Day 12: Dead Sheep Van
Day 12 of hitchhiking Mongolia.
The first people that picked us up were two cops. If I were in the States or any western country, I would have been worried about cops stopping their car for me while I was hitchhiking, but these Mongolian policemen were extremely friendly and helpful. They were happy to drive us to the next town down the road and didn’t even check our passports.
After they dropped us off, we walked for a while longer, then caught a small truck ride with a poor looking couple, then another one in a van. The back of this van reeked because it was stuffed with dozens of sheep skins, some of which still had legs, blood, and gunk on them. The driver threw our backpacks on top of the skins, and told us to get in the back. There were already 3 people sitting in the back seat, but we managed to stuff in with me sitting on Felix’s lap. The driver was heading all the way to Ulaanbaatar and said that we could go all the way with him, but since we were sharing 3 seats with 5 people, we asked him to drop us off at a train station a couple of hours down the road.
We got out in Erdenet, with our necks and legs cramped and sore, and our bags splattered with blood and reeking of sheep. Then this driver asked for money! We gave him 5,000 tugrik, which was the price of the bus. He wasn’t too pleased about that but neither were we. This was the first person in Mongolia that had asked us for money at the end of a ride, and it was the worst ride of the entire trip.
Next, we bought 2 overnight train tickets ($4/each) and some food for the road ($1).
We slept in the train and arrived in Ulaanbaatar at around 6am. We booked into the same hostel we stayed in before ($8) and had 3 things to do in the city: buy gas for my portable stove, get Felix’s Chinese visa, and extend Felix’s Mongolian visa. The greatest piece of bullshit that any traveler has to deal with is visas. It is so sad that we live on this incredible beautiful planet but we restrict our own species from seeing it, all because of modern day tribalism. I mean, it’s not like you choose where you’re born, but as soon as you’re born you get assigned some papers that tell you which tribe you belong to, and where you can and can’t go. If you’re lucky, you get assigned a piece of paper that gives you access to most of the Earth, if you’re unlucky, you might not even be able to leave your tribe.

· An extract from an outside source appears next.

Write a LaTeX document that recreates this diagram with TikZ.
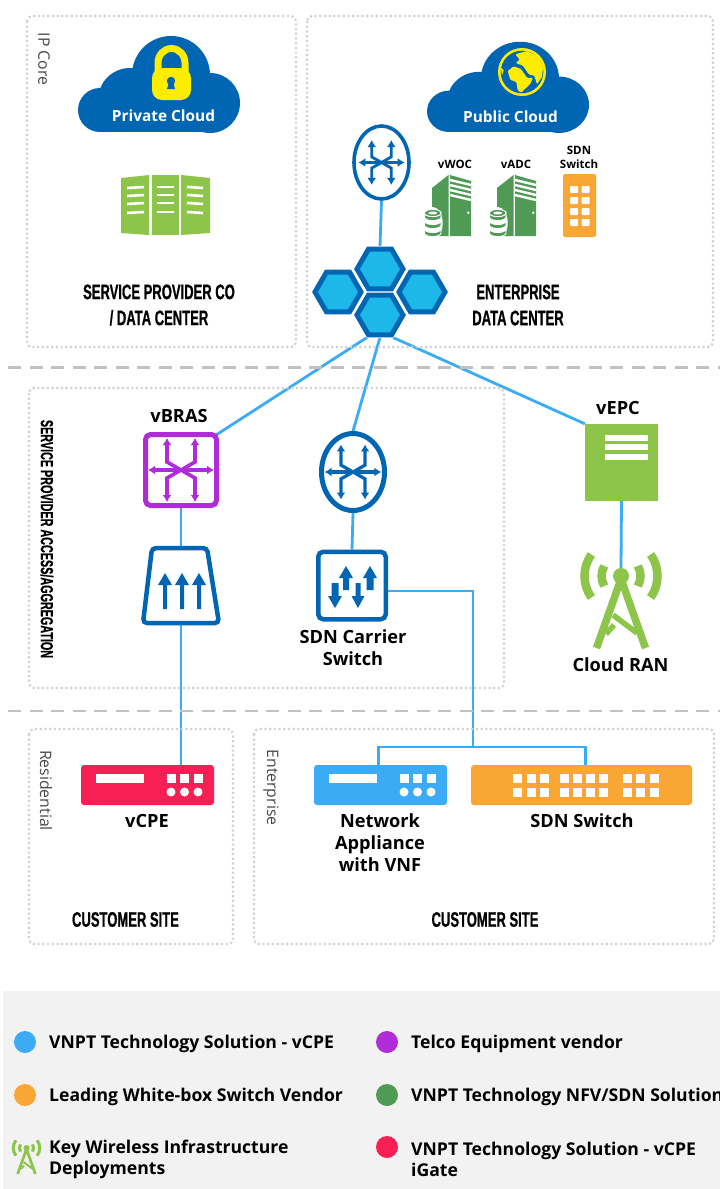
\documentclass[tikz,border=0pt]{standalone}
\usepackage{fontspec}
\setmainfont{Open Sans}
\newfontfamily\titlefont[FakeStretch=0.62,FakeBold=0.7]{Liberation Sans}
\usetikzlibrary{arrows.meta,backgrounds,calc,shapes.geometric}
\definecolor{cloudblue}{HTML}{0066B3}
\definecolor{hexblue}{HTML}{1CB8EA}
\definecolor{linkblue}{HTML}{3BABF5}
\definecolor{lockyellow}{HTML}{FFED00}
\definecolor{leafgreen}{HTML}{8DC54B}
\definecolor{servergreen}{HTML}{4F9A55}
\definecolor{boxorange}{HTML}{F9A635}
\definecolor{boxpurple}{HTML}{B02CD6}
\definecolor{boxred}{HTML}{F81F54}
\definecolor{framegray}{HTML}{D2D2D2}
\definecolor{legendgray}{HTML}{F2F2F2}
\tikzset{
	link/.style={draw=linkblue, line width=2.8},
	siteframe/.style={draw=framegray, line width=2.2, dash pattern=on 2.2 off 2.5, rounded corners=5},
	zoneline/.style={draw=framegray!92!black, line width=2.5, dash pattern=on 13 off 8.5},
	lbl/.style={font=\bfseries\fontsize{18.2}{22}\selectfont, align=center, inner sep=0},
	smalllbl/.style={font=\bfseries\fontsize{11.5}{14}\selectfont, align=center, inner sep=0},
	titlelbl/.style={font=\titlefont\bfseries\fontsize{21}{26}\selectfont, align=center, inner sep=0},
	sidelbl/.style={font=\fontsize{15.8}{18}\selectfont, text=black!72, rotate=-90, inner sep=0},
	legendlbl/.style={font=\bfseries\fontsize{17.6}{21}\selectfont, align=left, anchor=west, inner sep=0},
	cloudlbl/.style={font=\bfseries\fontsize{15.4}{18}\selectfont, text=white, inner sep=0},
	routernode/.style={ellipse, draw=cloudblue, fill=white, inner sep=0},
	hexcell/.style={regular polygon, regular polygon sides=6, minimum size=46, inner sep=0, fill=hexblue,
		draw=cloudblue, line width=5, preaction={draw=white, line width=6.2}},
	legenddot/.style={circle, minimum size=22, inner sep=0, fill=#1},
	glyphline/.style={line width=3, -{Latex[length=7pt,width=9pt]}},
}
\def\routerglyph[#1](#2)(#3){
	\begin{scope}[shift={(#2)},scale=#3]
		\draw[glyphline,{Latex[length=7pt,width=9pt]}-{Latex[length=7pt,width=9pt]},#1] (-33,0) -- (33,0);
		\foreach \sx in {-1,1}
			\foreach \sy in {-1,1}
				\draw[glyphline,#1] (0,0) -- (\sx*14,\sy*8) -- (\sx*14,\sy*32);
	\end{scope}
}
\def\fatarrow[#1](#2,#3)(#4)(#5)(#6){% x, tail, tip, shaft half width, head half width
	\fill[#1] (#2-#5,#3) -- (#2+#5,#3) -- (#2+#5,{#4+(#3-#4)/abs(#3-#4)*12}) -- (#2+#6,{#4+(#3-#4)/abs(#3-#4)*12})
		-- (#2,#4) -- (#2-#6,{#4+(#3-#4)/abs(#3-#4)*12}) -- (#2-#5,{#4+(#3-#4)/abs(#3-#4)*12}) -- cycle;
}
\def\cloudshape(#1)(#2){
	\begin{scope}[shift={(#1)},yscale=#2]
		\fill[cloudblue] (21,-22) circle (22) (51,-32) circle (32) (92,-57) circle (39) (131,-29) circle (30);
		\fill[cloudblue] (21,-30) rectangle (131,0);
	\end{scope}
}
\def\serverstack(#1){
	\begin{scope}[shift={(#1)}]
		\fill[servergreen] (0,13) -- (16.5,0) -- (16.5,61) -- (0,61) -- cycle;
		\fill[servergreen] (18,0) -- (39,6) -- (39,61) -- (18,61) -- cycle;
		\foreach \dy in {5,10,15,20}
			\draw[white, line width=2.4] (18,\dy) -- (39,\dy+5);
		\fill[white] (36.3,37.7) circle (1.4);
		\fill[white] (0.7,48) ellipse (10 and 16);
		\foreach \dy in {54,46,38}
			\draw[fill=servergreen, draw=white, line width=0.9] (-7.6,\dy) -- (-7.6,\dy+4) arc (180:0:8.3 and 3.6) -- (9,\dy) arc (0:180:8.3 and 3.6) -- cycle;
		\draw[fill=servergreen, draw=white, line width=0.9] (0.7,38) ellipse (8.3 and 3.6);
		\fill[white] (0.7,38) ellipse (4.5 and 1.5);
	\end{scope}
}
\def\towerbody(#1)(#2){
	\begin{scope}[shift={(#1)},scale=#2]
		\draw[leafgreen, line width=#2*7.5pt, miter limit=2] (-24.5,72) -- (0,3) -- (24.5,72);
		\draw[leafgreen, line width=#2*5.5pt] (-8,39) -- (16,57) (-7,49) -- (-15,58);
		\foreach \rr/\aa in {19.5/31, 36.5/36}{
			\draw[leafgreen, line width=#2*8.5pt] ({-\rr*cos(\aa)},{-\rr*sin(\aa)}) arc (180+\aa:180-\aa:\rr);
			\draw[leafgreen, line width=#2*8.5pt] ({\rr*cos(\aa)},{-\rr*sin(\aa)}) arc (-\aa:\aa:\rr);
		}
	\end{scope}
}
\begin{document}
\begin{tikzpicture}[x=1pt,y=-1pt]
		\useasboundingbox (0,0) rectangle (720,1189);
		%%%%% ZONES %%%%%
		\draw[siteframe] (27,16) rectangle (296,347);
		\draw[siteframe] (307,16) rectangle (713,347);
		\draw[siteframe] (29,388) rectangle (504,688);
		\draw[siteframe] (29,729) rectangle (233,944);
		\draw[siteframe] (254,729) rectangle (714,944);
		\draw[zoneline] (8,367.5) -- (720,367.5);
		\draw[zoneline] (8,711) -- (720,711);
		\fill[legendgray] (3,991) rectangle (720,1189);
		
		\node[sidelbl] (ipcore) at (44,59) {IP Core};
		\node[sidelbl] (residential) at (46,790.5) {Residential};
		\node[sidelbl] (enterprise) at (271,787.5) {Enterprise};
		\node[titlelbl, rotate=-90, font=\titlefont\bfseries\fontsize{17.4}{20}\selectfont] (access) at (47,539) {SERVICE PROVIDER ACCESS/AGGREGATION};
		
		%%%%% IP CORE %%%%%
		\cloudshape(79,132)(1)
		\fill[lockyellow, rounded corners=10] (152,68) rectangle (191,100);
		\draw[lockyellow, line width=7] (158,72) -- (158,63) arc (180:360:13.5 and 14.5) -- (185,72);
		\fill[cloudblue] (171,81) circle (4.2) (169,82) -- (173,82) -- (175,89) -- (167,89) -- cycle;
		\node[cloudlbl] (privatecloud) at (163.5,116) {Private Cloud};
		
		\fill[leafgreen] (121,178) -- (149,175) -- (149,235) -- (121,233) -- cycle;
		\fill[leafgreen] (152,175) rectangle (179,235);
		\fill[leafgreen] (181,175) -- (210,178) -- (210,233) -- (181,235) -- cycle;
		\foreach \yy in {187,195,203,212} {
			\draw[white, line width=2.6] (127,\yy+1) -- (144,\yy);
			\draw[white, line width=2.6] (157,\yy) -- (174,\yy);
			\draw[white, line width=2.6] (187,\yy) -- (203,\yy+1);
		}
		\node[titlelbl] (providertitle) at (159,305) {SERVICE PROVIDER CO\\/ DATA CENTER};
		
		%%%%% ENTERPRISE %%%%%
		\cloudshape(428,132)(0.94)
		\fill[lockyellow] (522,72) circle (24);
		\fill[cloudblue] (522,72) circle (21.3);
		\fill[lockyellow, rounded corners=1] (515.3,54.3) -- (527,51) -- (538.7,57) -- (543,67) -- (542,77) -- (537,84.3) -- (534.3,75.7) -- (528.7,74.3) -- (523,65.7) -- (515.7,63) -- (519.7,59.7) -- cycle;
		\fill[lockyellow, rounded corners=1] (507.7,71) -- (513.7,66.3) -- (521,69) -- (527,77.7) -- (533,78) -- (530.3,83.7) -- (525.3,88.7) -- (521,92.7) -- (517.7,90.3) -- (516.3,82) -- (510.3,79.7) -- cycle;
		\fill[lockyellow] (501,67.7) -- (503.7,70.3) -- (502,75.3) -- cycle;
		\node[cloudlbl] (publiccloud) at (510.5,117) {Public Cloud};
		
		\node[routernode, line width=3.6, minimum width=55, minimum height=73] (corerouter) at (381.5,162.5) {};
		\routerglyph[draw=cloudblue, line width=2.8](381.5,162.5)(0.7)
		
		\node[hexcell] (hexleft) at (338,292) {};
		\node[hexcell] (hexright) at (422,292) {};
		\node[hexcell] (hextop) at (380,269) {};
		\node[hexcell] (hexbottom) at (380,315) {};
		
		\node[smalllbl] (vwoc) at (455,164) {vWOC};
		\node[smalllbl] (vadc) at (516,164) {vADC};
		\node[smalllbl] (sdntop) at (579,157) {SDN\\Switch};
		\serverstack(432,175)
		\serverstack(497,175)
		\fill[boxorange, rounded corners=2] (563,174) rectangle (596,237);
		\foreach \yy in {186,197,208,219}
			\foreach \xx in {570,581.5}
				\fill[white, rounded corners=1] (\xx,\yy) rectangle (\xx+8,\yy+7);
		\node[titlelbl] (enterprisetitle) at (518,305) {ENTERPRISE\\DATA CENTER};
		
		%%%%% ACCESS %%%%%
		\node[lbl] (vbraslbl) at (179,416) {vBRAS};
		\node[draw=boxpurple, fill=white, line width=5, rounded corners=5, minimum size=71, inner sep=0] (vbras) at (181,470) {};
		\routerglyph[draw=boxpurple, line width=3.6](181,470)(1)
		
		\node[routernode, line width=5, minimum width=63, minimum height=77] (edgerouter) at (353,472) {};
		\routerglyph[draw=cloudblue, line width=3.2](353,472)(0.86)
		
		\draw[draw=cloudblue, fill=white, line width=4.5, rounded corners=4] (152,548) -- (207,548) -- (219,623) -- (143,623) -- cycle;
		\coordinate (olttop) at (181,546);
		\coordinate (oltbottom) at (181,625);
		\foreach \xx in {165,182,199} {
			\fatarrow[cloudblue](\xx,609)(573)(2)(7)
		}
		
		\node[draw=cloudblue, fill=white, line width=4.5, rounded corners=5, minimum size=67.5, inner sep=0] (carrier) at (352,585.5) {};
		\fatarrow[cloudblue](335,583)(608)(3.5)(7)
		\fatarrow[cloudblue](346,590)(566)(3)(7)
		\fatarrow[cloudblue](358,583)(608)(2.5)(6.5)
		\fatarrow[cloudblue](370,590)(566)(3.5)(7)
		\node[lbl] (carrierlbl) at (353,648) {SDN Carrier\\Switch};
		
		\node[lbl] (vepclbl) at (618,408) {vEPC};
		\node[fill=leafgreen, minimum width=73, minimum height=77, inner sep=0] (vepc) at (621.5,462.5) {};
		\foreach \yy in {438,447,457}
			\draw[white, line width=5.8] (605,\yy) -- (648,\yy);
		
		\towerbody(621,576)(1)
		\node[circle, fill=leafgreen, minimum size=16, inner sep=0] (ran) at (621,576) {};
		\node[lbl] (ranlbl) at (620.5,665) {Cloud RAN};
		
		%%%%% CUSTOMER %%%%%
		\node[fill=boxred, rounded corners=3, minimum width=133, minimum height=40, inner sep=0] (vcpe) at (147.5,785) {};
		\node[fill=linkblue, rounded corners=3, minimum width=133, minimum height=40, inner sep=0] (appliance) at (380.5,785) {};
		\foreach \dx in {0,233} {
			\fill[white] (95.5+\dx,774) rectangle (143.5+\dx,783);
			\foreach \xx in {166.5,180,193.5} {
				\fill[white] (\xx+\dx,774) rectangle (\xx+\dx+9,783);
				\fill[white] (\xx+\dx+4.5,792) circle (4.5);
			}
		}
		\node[fill=boxorange, rounded corners=3, minimum width=221, minimum height=40, inner sep=0] (sdnswitch) at (581.5,785) {};
		\foreach \xx in {513,526.6,540,559.6,572.6,585.8,599,623,636.3,649.5}
			\foreach \yy in {774,788}
				\fill[white] (\xx,\yy) rectangle (\xx+9,\yy+9);
		\node[lbl] (vcpelbl) at (147,821) {vCPE};
		\node[lbl, anchor=north] (appliancelbl) at (380,813) {Network\\Appliance\\with VNF};
		\node[lbl] (sdnlbl) at (582,821) {SDN Switch};
		\node[titlelbl] (site) at (125.5,919.5) {CUSTOMER SITE};
		\node[titlelbl] (sitetwo) at (485,919.5) {CUSTOMER SITE};
		
		%%%%% LINKS %%%%%
		\begin{scope}[on background layer]
			\coordinate (busjoin) at (473,747);
			\draw[link] (corerouter.south) -- (hextop.north);
			\draw[link] (hexbottom.corner 4) -- ([shift={(-3,3)}]vbras.north east);
			\draw[link] (hexbottom.south) -- (edgerouter.north);
			\draw[link] (hexbottom.corner 5) -- (vepc.north west);
			\draw[link] (edgerouter.south) -- (carrier.north);
			\draw[link] (vbras.south) -- (olttop);
			\draw[link] (oltbottom) -- (oltbottom |- vcpe.north);
			\draw[link] (vepc.south) -- (ran.north);
			\draw[link] ([yshift=-5.5]carrier.east) -| (busjoin);
			\draw[link] ([xshift=-2]appliance.north) |- (busjoin);
			\draw[link] ([xshift=4]sdnswitch.north) |- (busjoin);
		\end{scope}
		
		%%%%% LEGEND %%%%%
		\node[legenddot=linkblue] (dotsolution) at (25,1042) {};
		\node[legenddot=boxorange] (dotvendor) at (25,1095) {};
		\towerbody(26.5,1148)(0.36)
		\fill[leafgreen] (26.5,1148) circle (3);
		\node[legenddot=boxpurple] (dottelco) at (387,1042) {};
		\node[legenddot=servergreen] (dotnfv) at (387,1095) {};
		\node[legenddot=boxred] (dotigate) at (387,1147) {};
		\node[legendlbl] (lblsolution) at (49,1044) {VNPT Technology Solution - vCPE};
		\node[legendlbl] (lblvendor) at (49,1097) {Leading White-box Switch Vendor};
		\node[legendlbl] (lblwireless) at (49,1159.5) {Key Wireless Infrastructure\\Deployments};
		\node[legendlbl] (lbltelco) at (411,1044) {Telco Equipment vendor};
		\node[legendlbl] (lblnfv) at (411,1097) {VNPT Technology NFV/SDN Solution};
		\node[legendlbl] (lbligate) at (411,1159.5) {VNPT Technology Solution - vCPE\\iGate};
	\end{tikzpicture}
\end{document}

And the funny thing is that all of these papers are based purely on imagination.
Unfortunately, Felix screwed up a little with this visa bs and as a result, we had to be back in Ulaanbaatar just 5 days later, which meant that we couldn’t go too far from the city. So we decided to go to Gorkhi-Terelj National Park, just an hour from Ulaanbaatar, instead of Central Mongolia.
Total expenses of days 12-13 in Mongolia:
$2 dead sheep van
$4 train
$1 food for train
$8 hostel
$5 gas for camping stove
$9 groceries
=$29
Accommodation: Overnight train, hostel (one easy way to save money is to take overnight transport)
Food: Cooked
Total expenses so far of 13 days in Mongolia (including the price of getting to Mongolia):
$120.00
* Of course visas will add to your expenses, but there’s not a whole lot you can do about that…except not go to the countries that require expensive visas, which was what I did this time.